HBO Max will become the latest streaming service to offer live sporting events on Tuesday when it airs the U.S. Women’s National Team’s friendly against New Zealand. The match kicks off Warner Bros. Discovery’s eight-year media rights deal with U.S. Soccer.
Tuesday’s tilt will provide a test for the platform’s ability to deliver a comfortable livestreaming sports experience. It will also provide the latest clue into how Warner Bros. Discovery (which officially merged in April 2022, a month after the soccer deal was announced) plans to use its myriad content arms to boost a sports partner.
The USMNT will make its Max debut on Jan. 25, before playing a TNT-exclusive match days later; events will continue to be split between the platforms for the near term. Coverage will look similar in both places though, with Luke Wileman serving as the lead play-by-play voice and Sarah Walsh anchoring studio coverage. Analysts include former USWNT players Julie Foudy and Shannon Boxx, as well as ex-USMNT players DaMarcus Beasley and Kyle Martino. Melissa Ortiz will serve as a reporter for the broadcasts.
A few other faces could show up on the coverage as well. Turner Sports has developed a reputation for mixing its sports personalities across properties. Expect it to break out that playbook again for its newest sport. “We want to leverage the mothership in all ways possible, and that includes cross promotion and pollination with other sports,” WBD Sports’ senior vice president of business development and strategic partnerships Raphael Poplock said in an interview.
But U.S. Soccer will also look to leverage other WBD brands, from CNN to the Food Network.
“We’ve already had some internal dialogue around what can we do before, let’s say, a U.S.-Mexico match to make that feel like a huge tent-pole moment,” Poplock said.
Turner also plans to leverage its social assets, built around the Bleacher Report and House of Highlights brands. Soccer won’t be entirely new to those audiences since Turner recently carried Champions League action.

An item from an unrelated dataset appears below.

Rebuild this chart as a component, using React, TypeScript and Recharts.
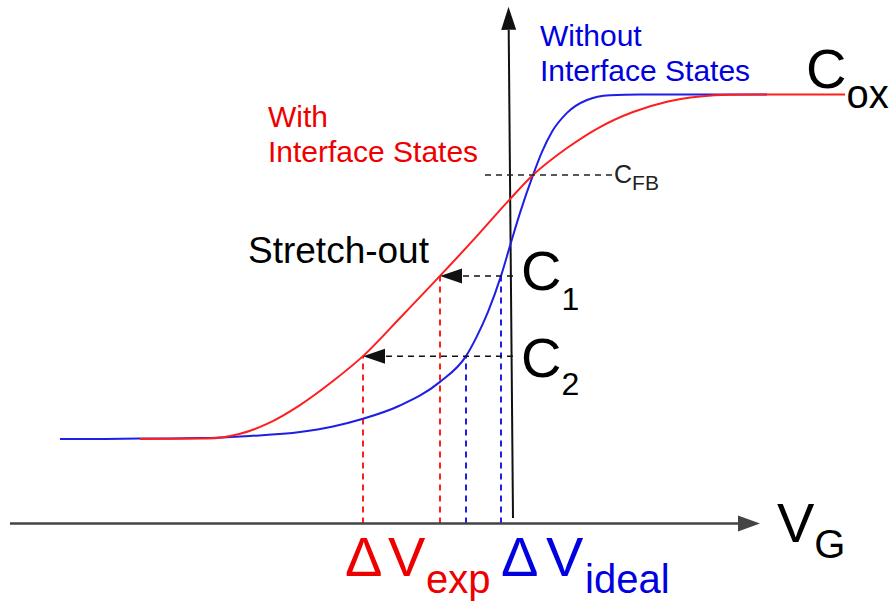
import React from 'react';
import { ComposedChart, Line, XAxis, YAxis, ReferenceLine, Customized } from 'recharts';

// Gate voltage V_G (arbitrary volts) and capacitance normalised to C_ox
const idealV = [-4.53, -4.13, -3.63, -3.13, -2.63, -2.13, -1.8, -1.5, -1.13, -0.73, -0.47, -0.37, -0.25, -0.12, -0.03, 0.07, 0.2, 0.29, 0.39, 0.54, 0.74, 0.97, 1.27, 1.87, 2.54];
const idealC = [0.197, 0.197, 0.198, 0.199, 0.204, 0.213, 0.226, 0.244, 0.275, 0.33, 0.39, 0.432, 0.493, 0.577, 0.647, 0.724, 0.812, 0.866, 0.913, 0.957, 0.987, 0.998, 1.0, 1.0, 1.0];

const expV = [-3.73, -3.06, -2.73, -2.46, -2.13, -1.8, -1.5, -1.13, -0.73, -0.38, -0.03, 0.2, 0.54, 0.87, 1.2, 1.54, 1.87, 2.17, 2.67, 3.32];
const expC = [0.197, 0.198, 0.209, 0.232, 0.276, 0.332, 0.39, 0.479, 0.577, 0.665, 0.756, 0.812, 0.875, 0.924, 0.959, 0.983, 0.995, 0.999, 1.0, 1.0];

// flat-band level and the two probe levels C1, C2
const cFB = 0.812;
const levels = [0.577, 0.39];
const expAtLevel = [-0.73, -1.5];
const idealAtLevel = [-0.12, -0.47];

const ideal = idealV.map((v, i) => ({ v, c: idealC[i] }));
const measured = expV.map((v, i) => ({ v, c: expC[i] }));

const RED = '#ff1e1e';
const BLUE = '#1e1ee6';
const RED_TXT = '#ee0000';
const BLUE_TXT = '#0000e0';
const FONT = "'Liberation Sans', Arial, sans-serif";

// line with a filled triangular head at (x2, y2)
const arrow = (color: string, width: number, dash: string | undefined, head: number, half: number) =>
  (p: any) => {
    const { x1, y1, x2, y2 } = p;
    const dx = x2 - x1;
    const dy = y2 - y1;
    const len = Math.hypot(dx, dy) || 1;
    const ux = dx / len;
    const uy = dy / len;
    const bx = x2 - ux * head;
    const by = y2 - uy * head;
    const pts = `${x2},${y2} ${bx - uy * half},${by + ux * half} ${bx + uy * half},${by - ux * half}`;
    return (
      <g>
        <line x1={x1} y1={y1} x2={bx} y2={by} stroke={color} strokeWidth={width} strokeDasharray={dash} />
        <polygon points={pts} fill={color} />
      </g>
    );
  };

function Labels() {
  return (
    <g fontFamily={FONT}>
      <text x={540} y={46} fontSize={30} fill={BLUE_TXT}>Without</text>
      <text x={540} y={81} fontSize={30} fill={BLUE_TXT}>Interface States</text>
      <text x={268} y={127} fontSize={30} fill={RED_TXT}>With</text>
      <text x={268} y={162} fontSize={30} fill={RED_TXT}>Interface States</text>
      <text x={248} y={263} fontSize={37} fill="#000">Stretch-out</text>

      <text x={806} y={88} fontSize={56} fill="#000">C<tspan fontSize={40} dy={20}>ox</tspan></text>
      <text x={614} y={183} fontSize={25} fill="#222">C<tspan fontSize={21} dy={7}>FB</tspan></text>
      <text x={521} y={290} fontSize={56} fill="#000">C<tspan fontSize={32} dy={20}>1</tspan></text>
      <text x={521} y={377} fontSize={56} fill="#000">C<tspan fontSize={32} dy={18}>2</tspan></text>
      <text x={777} y={542} fontSize={56} fill="#000">V<tspan fontSize={40} dy={16}>G</tspan></text>

      <text y={576} fontSize={56} fill={RED_TXT}>
        <tspan x={345}>Δ</tspan>
        <tspan x={388}>V</tspan>
        <tspan x={426} fontSize={40} dy={17}>exp</tspan>
      </text>
      <text y={576} fontSize={56} fill={BLUE_TXT}>
        <tspan x={501}>Δ</tspan>
        <tspan x={546}>V</tspan>
        <tspan x={585} fontSize={40} dy={17}>ideal</tspan>
      </text>
    </g>
  );
}

export default function App() {
  return (
    <div style={{ position: 'absolute', left: 0, top: 0, background: '#fff' }}>
      <ComposedChart width={895} height={605} margin={{ top: 0, right: 0, bottom: 0, left: 0 }}>
        <XAxis type="number" dataKey="v" domain={[-5.13, 3.82]} allowDataOverflow hide />
        <YAxis type="number" dataKey="c" domain={[-0.19, 1.22]} allowDataOverflow hide />

        {/* dotted drops from each curve to the V_G axis */}
        {levels.map((c, i) => (
          <ReferenceLine key={`re${i}`} ifOverflow="visible" stroke={RED} strokeWidth={2} strokeDasharray="6 5"
            segment={[{ x: expAtLevel[i], y: 0 }, { x: expAtLevel[i], y: c }]} />
        ))}
        {levels.map((c, i) => (
          <ReferenceLine key={`ri${i}`} ifOverflow="visible" stroke={BLUE} strokeWidth={2} strokeDasharray="6 5"
            segment={[{ x: idealAtLevel[i], y: 0 }, { x: idealAtLevel[i], y: c }]} />
        ))}

        {/* axes */}
        <ReferenceLine ifOverflow="visible" segment={[{ x: -5.03, y: 0 }, { x: 2.47, y: 0 }]}
          shape={arrow('#444', 2.5, undefined, 22, 8)} />
        <ReferenceLine ifOverflow="visible" segment={[{ x: 0, y: 0.013 }, { x: -0.045, y: 1.204 }]}
          shape={arrow('#111', 2, undefined, 23, 7.5)} />

        <Line data={ideal} dataKey="c" type="monotone" stroke={BLUE} strokeWidth={2} dot={false} activeDot={false} isAnimationActive={false} />
        <Line data={measured} dataKey="c" type="monotone" stroke={RED} strokeWidth={2} dot={false} activeDot={false} isAnimationActive={false} />

        {/* C_FB marker and the stretch-out arrows */}
        <ReferenceLine ifOverflow="visible" stroke="#222" strokeWidth={1.5} strokeDasharray="6 5"
          segment={[{ x: -0.28, y: cFB }, { x: 1.0, y: cFB }]} />
        {levels.map((c, i) => (
          <ReferenceLine key={`ar${i}`} ifOverflow="visible"
            segment={[{ x: 0, y: c }, { x: expAtLevel[i], y: c }]}
            shape={arrow('#111', 1.5, '6 5', 22, 7.5)} />
        ))}

        <Customized component={Labels} />
      </ComposedChart>
    </div>
  );
}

Part of that package was put on the company’s erstwhile sports-specific service, B/R Live, which failed to make much of an impact after debuting in 2018.
WBD president David Zaslav’s vision for how sports rights fit into the company’s linear and streaming strategies is slowly coming into focus. In November, he hinted at the possibility of bringing NBA games to HBO Max, saying, “I’m hopeful that we can do something very creative.”
Yet that same month, Zaslav said his company doesn’t “have to have the NBA” as the league prepares to negotiate a new set of long-term rights deals. It remains unclear if that comment was merely an act of public negotiating, or whether it will ultimately read as foreshadowing.